O uso do inseto como alimento humano é algo tão esperado para os próximos anos que a Associação Brasileira de Criadores de Insetos (Asbraci) realizará em novembro o primeiro congresso sobre o tema, em Minas Gerais.
Segundo a Abrasci, o Brasil detém a maior biodiversidade de espécies do planeta e possui pelo menos 135 tipos de insetos relatados como comestíveis (divididos em 9 ordens, 23 famílias, 47 gêneros e 95 espécies).
O clima tropical do país e a presença do sol o ano todo o torna um candidato perfeito para a criação e colheita de insetos, sendo uma alternativa sustentável e de baixo custo.
Com 70% de proteína, as baratas cinéreas são uma importante fonte proteica — Foto: Divulgação/BBC
Desde 1º de janeiro deste ano a legislação europeia cataloga os insetos como “novo alimento” que, segundo a ONU, são consumidos por mais de 2 bilhões de pessoas no mundo.
Já existem países comercializando os bichinhos industrializados.

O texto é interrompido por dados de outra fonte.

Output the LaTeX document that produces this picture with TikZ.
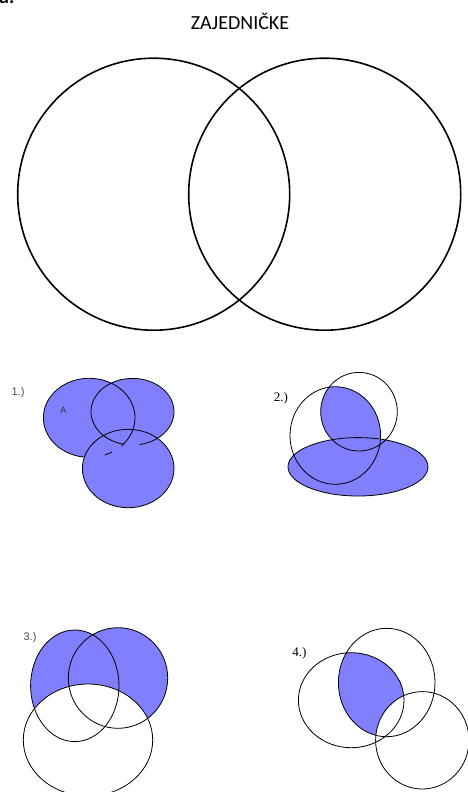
\documentclass[tikz,border=0pt]{standalone}
\usepackage{fontspec}
\setmainfont{Carlito}
\newfontfamily\arialf{Liberation Sans}
\newfontfamily\timesf{Liberation Serif}
\definecolor{vblue}{RGB}{128,128,255}
\tikzset{
  ol/.style={draw=black, line width=0.8pt},
  bigline/.style={draw=black, line width=1.6pt},
  lbls/.style={font=\arialf\fontsize{11}{13}\selectfont, text=black!70, inner sep=0pt},
  lblr/.style={font=\timesf\fontsize{13}{15}\selectfont, text=black, inner sep=0pt},
}
\begin{document}
\begin{tikzpicture}[x=1pt,y=-1pt]
\clip (0,0) rectangle (468,792);
\fill[white] (0,0) rectangle (468,792);

% fragment of previous line and title
\node[font=\bfseries\fontsize{20}{24}\selectfont, anchor=base west, inner sep=0pt] (frag) at (-1,4) {a.};
\node[font=\fontsize{20}{24}\selectfont, anchor=base, inner sep=0pt] (title) at (240,29.5) {ZAJEDNIČKE};

% big Venn diagram
\draw[bigline] (153.7,194.2) circle[radius=136];
\draw[bigline] (324.7,194.2) circle[radius=136];

% ---- 1.)
\fill[vblue] (89.2,417.8) ellipse[x radius=45.8, y radius=39.5];
\fill[vblue] (132.5,411.7) ellipse[x radius=41.5, y radius=33.3];
\fill[vblue] (128.2,468.5) ellipse[x radius=45.8, y radius=39.2];
\draw[ol] (128.2,468.5) ellipse[x radius=45.8, y radius=39.2];
\draw[ol] plot[domain=96:405, samples=90, smooth] ({89.2+45.8*cos(\x)},{417.8+39.5*sin(\x)});
\draw[ol] plot[domain=60:70, samples=5, smooth] ({89.2+45.8*cos(\x)},{417.8+39.5*sin(\x)});
\draw[ol] plot[domain=103:440, samples=90, smooth] ({132.5+41.5*cos(\x)},{411.7+33.3*sin(\x)});
\node[lbls] (l1) at (18,393) {1.)};
\node[font=\arialf\fontsize{9}{10}\selectfont, text=black!80, inner sep=0pt] (la) at (63.3,410.3) {A};

% ---- 2.)
\fill[vblue] (358,466.8) ellipse[x radius=70, y radius=29.2];
\begin{scope}
  \clip (335.3,435.5) ellipse[x radius=45.3, y radius=48.8];
  \fill[vblue] (359,411.7) ellipse[x radius=38.3, y radius=39.3];
\end{scope}
\draw[ol] (358,466.8) ellipse[x radius=70, y radius=29.2];
\draw[ol] (335.3,435.5) ellipse[x radius=45.3, y radius=48.8];
\draw[ol] (359,411.7) ellipse[x radius=38.3, y radius=39.3];
\node[lblr] (l2) at (281,398.3) {2.)};

% ---- 3.)
\fill[vblue] (74.8,685.8) ellipse[x radius=44.2, y radius=55.8];
\fill[vblue] (118,678) ellipse[x radius=49.7, y radius=50.3];
\fill[white] (88,740) ellipse[x radius=64.7, y radius=56];
\draw[ol] (74.8,685.8) ellipse[x radius=44.2, y radius=55.8];
\draw[ol] (118,678) ellipse[x radius=49.7, y radius=50.3];
\draw[ol] (88,740) ellipse[x radius=64.7, y radius=56];
\node[lbls] (l3) at (30,637.5) {3.)};

% ---- 4.)
\begin{scope}
  \clip (351.2,700.2) ellipse[x radius=52.8, y radius=47.5];
  \fill[vblue] (386.7,682.5) ellipse[x radius=48.3, y radius=54.2];
\end{scope}
\fill[white] (422.3,740.3) ellipse[x radius=46.7, y radius=48.7];
\draw[ol] (351.2,700.2) ellipse[x radius=52.8, y radius=47.5];
\draw[ol] (386.7,682.5) ellipse[x radius=48.3, y radius=54.2];
\draw[ol] (422.3,740.3) ellipse[x radius=46.7, y radius=48.7];
\node[lblr] (l4) at (299.3,653.3) {4.)};
\end{tikzpicture}
\end{document}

Na Espanha, por exemplo, a rede de supermercados Carrefour lançou em maio um setor de alimentos produzidos à base de insetos como alternativa de compra “sustentável e respeitosa” com o meio ambiente.
Entre os produtos estão barras de cereais, snacks e granola – todos embalados em papel reciclável e com rótulos detalhados sobre a qualidade nutricional.
Depois do sucesso com o pão de farinha de barata, as engenheiras Andressa e Lauren continuam a pesquisa sobre os benefícios dos insetos na alimentação humana. Elas incluíram outros dois insetos na análise: o grilo preto (Gryllus assimilis) e o tenébrio comum (Tenébrio molitor), um tipo de larva do besouro.
Além dos pães, as pesquisadoras estão testando a fabricação de bolos e barras de cereais. Além disso, as duas engenheiras também criaram uma empresa para desenvolver a tecnologia e estimular que outras empresas trabalhem com insetos em escala industrial.
Mas, pelo menos por enquanto, você não vai encontrar o pão de barata na padaria mais próxima da sua casa, já que o consumo de insetos por humanos ainda não está autorizado nem regulamentado pela Anvisa – hoje eles só podem ser usados para alimentar outros animais.
Segundo a agência, “o consumo de insetos não possui histórico de uso como alimentos pela população brasileira, então as empresas interessadas em utilizar insetos na produção de alimentos devem solicitar junto à Anvisa avaliação da sua segurança”.
Ainda segundo o órgão, no período em que a agência recebeu propostas de temas a serem eventualmente avaliados em sua agenda regulatória para os anos de 2017 a 2020, não houve sugestões referentes ao consumo de insetos por humanos.
Além do pão, Andressa diz que os insetos podem ser usados na fabricação de suplementos alimentares, barras de cereais, massas, bolos e até mesmo óleos e azeites.
“O mercado para isso é imenso. A proteína do inseto é isolada e, por isso pode ser adicionada a qualquer alimento. A gente não espera que as pessoas comam o inseto inteiro, mas sim a farinha com o que ele tem de bom a oferecer.”